#### AIM OF THE EXERCISE
Working from the data below, reproduce exactly the lines starting at the one that holds "Generate a LaTeX" and ending at the one that holds "(0,0) rectangle (933,385);". Pictures are excluded.
....................
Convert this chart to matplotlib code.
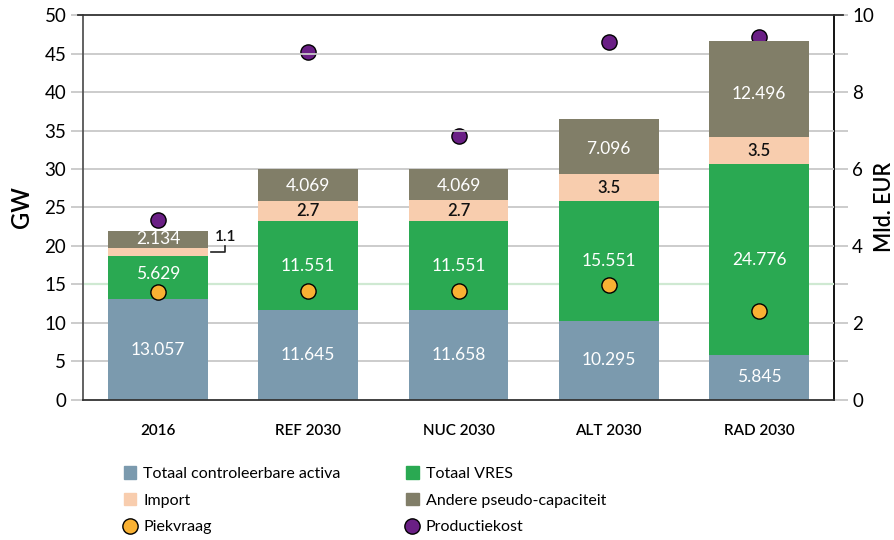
import matplotlib
matplotlib.use("Agg")
import matplotlib.pyplot as plt
import numpy as np
from matplotlib.patches import Patch
from matplotlib.lines import Line2D

plt.rcParams['font.family'] = ['Lato', 'DejaVu Sans']

# ------------------------------- data
scenarios = ['2016', 'REF 2030', 'NUC 2030', 'ALT 2030', 'RAD 2030']
controleerbaar = [13.057, 11.645, 11.658, 10.295, 5.845]
vres = [5.629, 11.551, 11.551, 15.551, 24.776]
importcap = [1.1, 2.7, 2.7, 3.5, 3.5]
pseudo = [2.134, 4.069, 4.069, 7.096, 12.496]
piekvraag = [14.0, 14.1, 14.15, 14.9, 11.6]      # GW
productiekost = [4.68, 9.05, 6.86, 9.29, 9.43]   # Mld. EUR

c_blue = '#7b9aae'
c_green = '#2aa952'
c_import = '#f8cdae'
c_pseudo = '#817e68'
c_orange = '#f9b133'
c_purple = '#6a1f85'
grid_c = '#c8c8c8'

fig = plt.figure(figsize=(8.94, 5.40), dpi=100)
ax = fig.add_axes([0.0928, 0.2593, 0.8402, 0.7129])
ax2 = ax.twinx()

x = np.arange(len(scenarios))
w = 0.665

# gridlines + green reference line
for yv in range(5, 50, 5):
    ax.axhline(yv, color=grid_c, lw=1.3, zorder=0)
ax.axhline(15, color='#cfe9d2', lw=1.6, zorder=0.5)

b0 = np.zeros(len(x))
layers = [(controleerbaar, c_blue, 'white'), (vres, c_green, 'white'),
          (importcap, c_import, '#111111'), (pseudo, c_pseudo, 'white')]
for vals, col, tc in layers:
    vals = np.array(vals)
    ax.bar(x, vals, w, bottom=b0, color=col, zorder=2)
    for i, v in enumerate(vals):
        if i == 0 and col == c_import:
            continue
        yy = b0[i] + v / 2
        if col == c_green and i == 0:
            yy = b0[i] + v * 0.58
        if col == c_pseudo and i > 0:
            yy = b0[i] + v * 0.45
        if col == c_import:
            ax.text(x[i], yy, '%g' % v, ha='center', va='center', color=tc,
                    fontsize=12, fontweight='semibold', zorder=5)
        else:
            ax.text(x[i], yy, '%.3f' % v, ha='center', va='center', color=tc,
                    fontsize=12.5, zorder=5)
    b0 = b0 + vals

# 1.1 annotation for 2016 import
imp_mid = controleerbaar[0] + vres[0] + importcap[0] / 2
ax.plot([x[0] + w / 2 + 0.02, x[0] + w / 2 + 0.11, x[0] + w / 2 + 0.11],
        [imp_mid, imp_mid, imp_mid + 0.8], color='#222222', lw=1.2, zorder=5)
ax.text(x[0] + w / 2 + 0.115, imp_mid + 1.0, '1.1', ha='center', va='bottom',
        fontsize=11, color='#111111', fontweight='semibold')

ax.scatter(x, piekvraag, s=120, color=c_orange, edgecolor='black', lw=1.0, zorder=6)
ax2.scatter(x, productiekost, s=120, color=c_purple, edgecolor='black', lw=1.0, zorder=6)

ax.set_xlim(-0.5, 4.5)
ax.set_ylim(0, 50)
ax2.set_ylim(0, 10)
ax.set_yticks(range(0, 51, 5))
ax2.set_yticks(range(0, 11, 2))
ax2.set_yticks(range(0, 11, 1), minor=True)
ax.set_xticks(x)
ax.set_xticklabels(scenarios, fontsize=11, fontweight='semibold')
ax.tick_params(axis='x', length=0, pad=17)
ax.tick_params(axis='y', length=9, color=grid_c, width=1.3, labelsize=13.5, pad=3)
ax2.tick_params(axis='y', which='major', length=10, color=grid_c, width=1.3, labelsize=13.5, pad=3)
ax2.tick_params(axis='y', which='minor', length=10, color=grid_c, width=1.3)
ax.set_ylabel('GW', fontsize=17, fontweight='semibold', labelpad=8)
ax2.set_ylabel('Mld. EUR', fontsize=15.5, fontweight='semibold', labelpad=0)

ax.set_zorder(ax2.get_zorder() + 1)
ax.patch.set_visible(False)
for a in (ax, ax2):
    for s in a.spines.values():
        s.set_linewidth(1.3)
ax.spines['left'].set_color('#555555')
ax2.spines['left'].set_visible(False)
ax2.spines['right'].set_color('black')
ax.spines['top'].set_visible(False)
ax.spines['right'].set_visible(False)
ax2.spines['bottom'].set_visible(False)
ax.spines['bottom'].set_color('#333333')
# top line extending beyond the frame
ax.plot([-0.53, 4.56], [50, 50], color='#333333', lw=1.3, clip_on=False, zorder=3)
ax2.spines['top'].set_visible(False)

h1 = [Patch(color=c_blue), Patch(color=c_import),
      Line2D([], [], marker='o', ls='', markersize=11, markerfacecolor=c_orange, markeredgecolor='black')]
l1 = ['Totaal controleerbare activa', 'Import', 'Piekvraag']
h2 = [Patch(color=c_green), Patch(color=c_pseudo),
      Line2D([], [], marker='o', ls='', markersize=11, markerfacecolor=c_purple, markeredgecolor='black')]
l2 = ['Totaal VRES', 'Andere pseudo-capaciteit', 'Productiekost']
kw = dict(frameon=False, fontsize=11.5, handlelength=0.8, handleheight=0.8, handletextpad=0.45,
          labelspacing=0.75, loc='upper left', borderaxespad=0)
fig.legend(h1, l1, bbox_to_anchor=(0.131, 0.148), **kw)
fig.legend(h2, l2, bbox_to_anchor=(0.447, 0.148), **kw)

fig.savefig('out.png', dpi=100)
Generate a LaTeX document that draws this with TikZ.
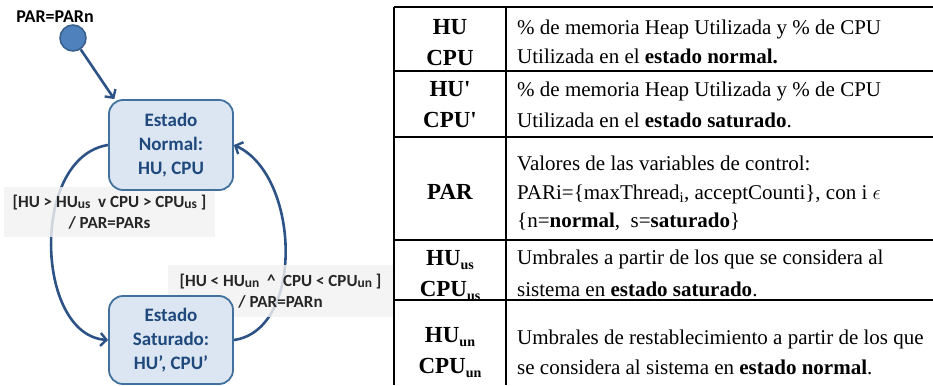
\documentclass[tikz,border=0pt]{standalone}
\usepackage{fontspec}
\setmainfont{Liberation Serif}
\newfontfamily\calfont{Carlito}
\usetikzlibrary{arrows.meta}
\pgfdeclarelayer{background}
\pgfsetlayers{background,main}
\definecolor{boxfill}{HTML}{DCE6F2}
\definecolor{boxline}{HTML}{41719C}
\definecolor{boxtext}{HTML}{1F497D}
\definecolor{conncol}{HTML}{2C5286}
\definecolor{circfill}{HTML}{4F81BD}
\definecolor{circline}{HTML}{385D8A}
\definecolor{lblfill}{HTML}{F2F2F2}
\definecolor{lbltext}{HTML}{262626}
\newcommand{\ssub}[1]{\raisebox{-1pt}{\fontsize{13.5}{13.5}\selectfont #1}}
\newcommand{\tsub}[1]{\raisebox{-4pt}{\fontsize{14}{14}\selectfont #1}}
\begin{document}
\begin{tikzpicture}[x=1pt,y=-1pt,
  statebox/.style={draw=boxline, line width=1.8pt, fill=boxfill, rounded corners=14pt,
    align=center, text=boxtext, font=\calfont\bfseries\fontsize{19}{24}\selectfont,
    minimum width=124pt, inner sep=0pt},
  connector/.style={draw=conncol, line width=2.6pt,
    -{Straight Barb[length=6pt,width=13pt,line width=2.4pt]}},
  lbl/.style={fill=lblfill, fill opacity=0.82, text opacity=1, text=lbltext,
    font=\calfont\bfseries\fontsize{17}{21}\selectfont, align=center, inner sep=0pt},
  tbl/.style={line width=1.4pt, black},
  tlab/.style={font=\bfseries\fontsize{23}{31}\selectfont, align=center, inner sep=0pt},
  ttext/.style={anchor=base west, font=\fontsize{21}{29}\selectfont, inner sep=0pt}]
\useasboundingbox (0,0) rectangle (933,385);

% ---- state diagram ----
\node[font=\calfont\bfseries\fontsize{18}{20}\selectfont, text=black] (partop) at (55,17) {PAR=PARn};
\node[circle, fill=circfill, draw=circline, line width=1.5pt, minimum size=26pt, inner sep=0pt] (init) at (73,38) {};
\node[statebox, minimum height=90pt] (normal) at (171,145) {Estado\\Normal:\\HU, CPU};
\node[statebox, minimum height=88pt] (sat) at (171,340) {Estado\\Saturado:\\HU’, CPU’};

\draw[connector] (init) -- (normal.141);

\begin{pgfonlayer}{background}
\draw[connector] (normal.west) .. controls (30,157) and (35,335) .. (sat.west);
\draw[connector] (sat.east) .. controls (305,330) and (300,175) .. (normal.east);
\node[lbl, minimum width=211pt, minimum height=50pt] (lab1) at (109.5,212)
  {[HU > HU\ssub{us}\ \ v CPU > CPU\ssub{us} ]\\/ PAR=PARs};
\node[lbl, minimum width=225pt, minimum height=52pt] (lab2) at (280.5,291)
  {[HU < HU\ssub{un}\ \ \textasciicircum\ \ CPU < CPU\ssub{un} ]\\/ PAR=PARn};
\end{pgfonlayer}

% ---- table ----
\draw[tbl] (394,7) -- (933,7);
\draw[tbl] (394,71) -- (933,71);
\draw[tbl] (394,137) -- (933,137);
\draw[tbl] (394,240) -- (933,240);
\draw[tbl] (394,300) -- (933,300);
\draw[tbl] (394,7) -- (394,385);
\draw[tbl] (506,7) -- (506,385);

\node[tlab] (k1) at (450,42.5) {HU\\CPU};
\node[tlab] (k2) at (450,105) {HU\textquotesingle\\CPU\textquotesingle};
\node[tlab] (k3) at (450,192) {PAR};
\node[tlab] (k4) at (450,276) {HU\tsub{us}\\CPU\tsub{us}};
\node[tlab] (k5) at (450,353) {HU\tsub{un}\\CPU\tsub{un}};

\node[ttext] (d1a) at (517,35) {\% de memoria Heap Utilizada y \% de CPU};
\node[ttext] (d1b) at (517,64) {Utilizada en el \textbf{estado normal.}};
\node[ttext] (d2a) at (517,97) {\% de memoria Heap Utilizada y \% de CPU};
\node[ttext] (d2b) at (517,127) {Utilizada en el \textbf{estado saturado}.};
\node[ttext] (d3a) at (517,170) {Valores de las variables de control:};
\node[ttext] (d3b) at (517,199) {PARi=\{maxThread\textsubscript{i}, acceptCounti\}, con i $\epsilon$};
\node[ttext] (d3c) at (517,227) {\{n=\textbf{normal},\ \ s=\textbf{saturado}\}};
\node[ttext] (d4a) at (517,264) {Umbrales a partir de los que se considera al};
\node[ttext] (d4b) at (517,296) {sistema en \textbf{estado saturado}.};
\node[ttext] (d5a) at (517,344) {Umbrales de restablecimiento a partir de los que};
\node[ttext] (d5b) at (517,374) {se considera al sistema en \textbf{estado normal}.};
\end{tikzpicture}
\end{document}
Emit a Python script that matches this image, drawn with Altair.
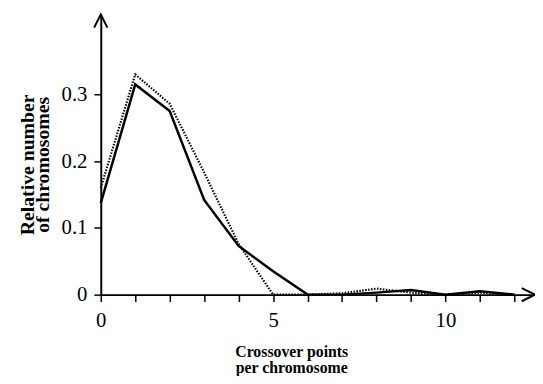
import altair as alt
import pandas as pd

# Data
x_values = list(range(0, 13))
solid_values = [0.137, 0.315, 0.275, 0.142, 0.073, 0.035, 0.0, 0.0, 0.003, 0.007, 0.0, 0.005, 0.0]
dotted_values = [0.160, 0.330, 0.286, 0.183, 0.076, 0.0, 0.0, 0.002, 0.009, 0.003, 0.0, 0.003, 0.0]

x_ticks = list(range(0, 13))
x_tick_labels = ["0", "5", "10"]
y_ticks = [0, 0.1, 0.2, 0.3]
y_tick_labels = ["0", "0.1", "0.2", "0.3"]

x_max = 12.6
y_max = 0.42

FONT = "Liberation Serif"

solid_df = pd.DataFrame({"x": x_values, "y": solid_values})
dotted_df = pd.DataFrame({"x": x_values, "y": dotted_values})

x_label_expr = "indexof([" + ",".join("'" + s + "'" for s in x_tick_labels) + "], datum.label) >= 0 ? datum.label : ''"
y_label_expr = "[" + ",".join("'" + s + "'" for s in y_tick_labels) + "][round(datum.value * 10)]"

x_enc = alt.X(
    "x:Q",
    scale=alt.Scale(domain=[0, x_max], nice=False, zero=False),
    axis=alt.Axis(
        values=x_ticks,
        labelExpr=x_label_expr,
        title=["Crossover  points", "per  chromosome"],
        titleX=193,
        titleY=58,
        titleAlign="center",
        titleBaseline="middle",
        titleFont=FONT,
        titleFontSize=16,
        titleFontWeight="bold",
        titleLineHeight=16,
        titleColor="black",
        labelFont=FONT,
        labelFontSize=21,
        labelColor="black",
        labelPadding=8,
        tickSize=7,
        tickWidth=1.5,
        tickColor="black",
        domainColor="black",
        domainWidth=2,
        grid=False,
        labelOverlap=False,
        labelFlush=False,
    ),
)

y_enc = alt.Y(
    "y:Q",
    scale=alt.Scale(domain=[0, y_max], nice=False, zero=True),
    axis=alt.Axis(
        values=y_ticks,
        labelExpr=y_label_expr,
        title=["Relative  number", "of  chromosomes"],
        titleX=-74,
        titleY=152,
        titleAngle=270,
        titleAlign="center",
        titleBaseline="middle",
        titleFont=FONT,
        titleFontSize=20,
        titleFontWeight="bold",
        titleLineHeight=15,
        titleColor="black",
        labelFont=FONT,
        labelFontSize=21,
        labelColor="black",
        labelPadding=7,
        tickSize=7,
        tickWidth=1.5,
        tickColor="black",
        domainColor="black",
        domainWidth=2,
        grid=False,
        labelOverlap=False,
        labelFlush=False,
    ),
)

solid = alt.Chart(solid_df).mark_line(color="black", strokeWidth=2.5).encode(x=x_enc, y=y_enc)
dotted = alt.Chart(dotted_df).mark_line(
    color="black", strokeWidth=2.2, strokeDash=[1.5, 1.5]
).encode(x=x_enc, y=y_enc)

arrow_df_y = pd.DataFrame({"x": [0], "y": [y_max]})
arrow_df_x = pd.DataFrame({"x": [x_max], "y": [0]})

arrow_y = alt.Chart(arrow_df_y).mark_point(
    shape="M-1,2L0,0L1,2", filled=False, stroke="black", strokeWidth=2, size=180, opacity=1, clip=False
).encode(x=x_enc, y=y_enc)
arrow_x = alt.Chart(arrow_df_x).mark_point(
    shape="M-2,-1L0,0L-2,1", filled=False, stroke="black", strokeWidth=2, size=180, opacity=1, clip=False
).encode(x=x_enc, y=y_enc)

chart = (
    alt.layer(solid, dotted, arrow_y, arrow_x)
    .properties(
        width=440,
        height=284,
        autosize=alt.AutoSizeParams(type="none"),
        padding={"left": 94, "top": 4, "right": 0, "bottom": 80},
        background="white",
    )
    .configure_view(stroke=None)
)

chart.save("out.html", embed_options={"renderer": "svg", "actions": False})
....................
#### RESULT
Generate a LaTeX document that draws this with TikZ.
\documentclass[tikz,border=0pt]{standalone}
\usepackage{fontspec}
\setmainfont{Liberation Serif}
\newfontfamily\calfont{Carlito}
\usetikzlibrary{arrows.meta}
\pgfdeclarelayer{background}
\pgfsetlayers{background,main}
\definecolor{boxfill}{HTML}{DCE6F2}
\definecolor{boxline}{HTML}{41719C}
\definecolor{boxtext}{HTML}{1F497D}
\definecolor{conncol}{HTML}{2C5286}
\definecolor{circfill}{HTML}{4F81BD}
\definecolor{circline}{HTML}{385D8A}
\definecolor{lblfill}{HTML}{F2F2F2}
\definecolor{lbltext}{HTML}{262626}
\newcommand{\ssub}[1]{\raisebox{-1pt}{\fontsize{13.5}{13.5}\selectfont #1}}
\newcommand{\tsub}[1]{\raisebox{-4pt}{\fontsize{14}{14}\selectfont #1}}
\begin{document}
\begin{tikzpicture}[x=1pt,y=-1pt,
  statebox/.style={draw=boxline, line width=1.8pt, fill=boxfill, rounded corners=14pt,
    align=center, text=boxtext, font=\calfont\bfseries\fontsize{19}{24}\selectfont,
    minimum width=124pt, inner sep=0pt},
  connector/.style={draw=conncol, line width=2.6pt,
    -{Straight Barb[length=6pt,width=13pt,line width=2.4pt]}},
  lbl/.style={fill=lblfill, fill opacity=0.82, text opacity=1, text=lbltext,
    font=\calfont\bfseries\fontsize{17}{21}\selectfont, align=center, inner sep=0pt},
  tbl/.style={line width=1.4pt, black},
  tlab/.style={font=\bfseries\fontsize{23}{31}\selectfont, align=center, inner sep=0pt},
  ttext/.style={anchor=base west, font=\fontsize{21}{29}\selectfont, inner sep=0pt}]
\useasboundingbox (0,0) rectangle (933,385);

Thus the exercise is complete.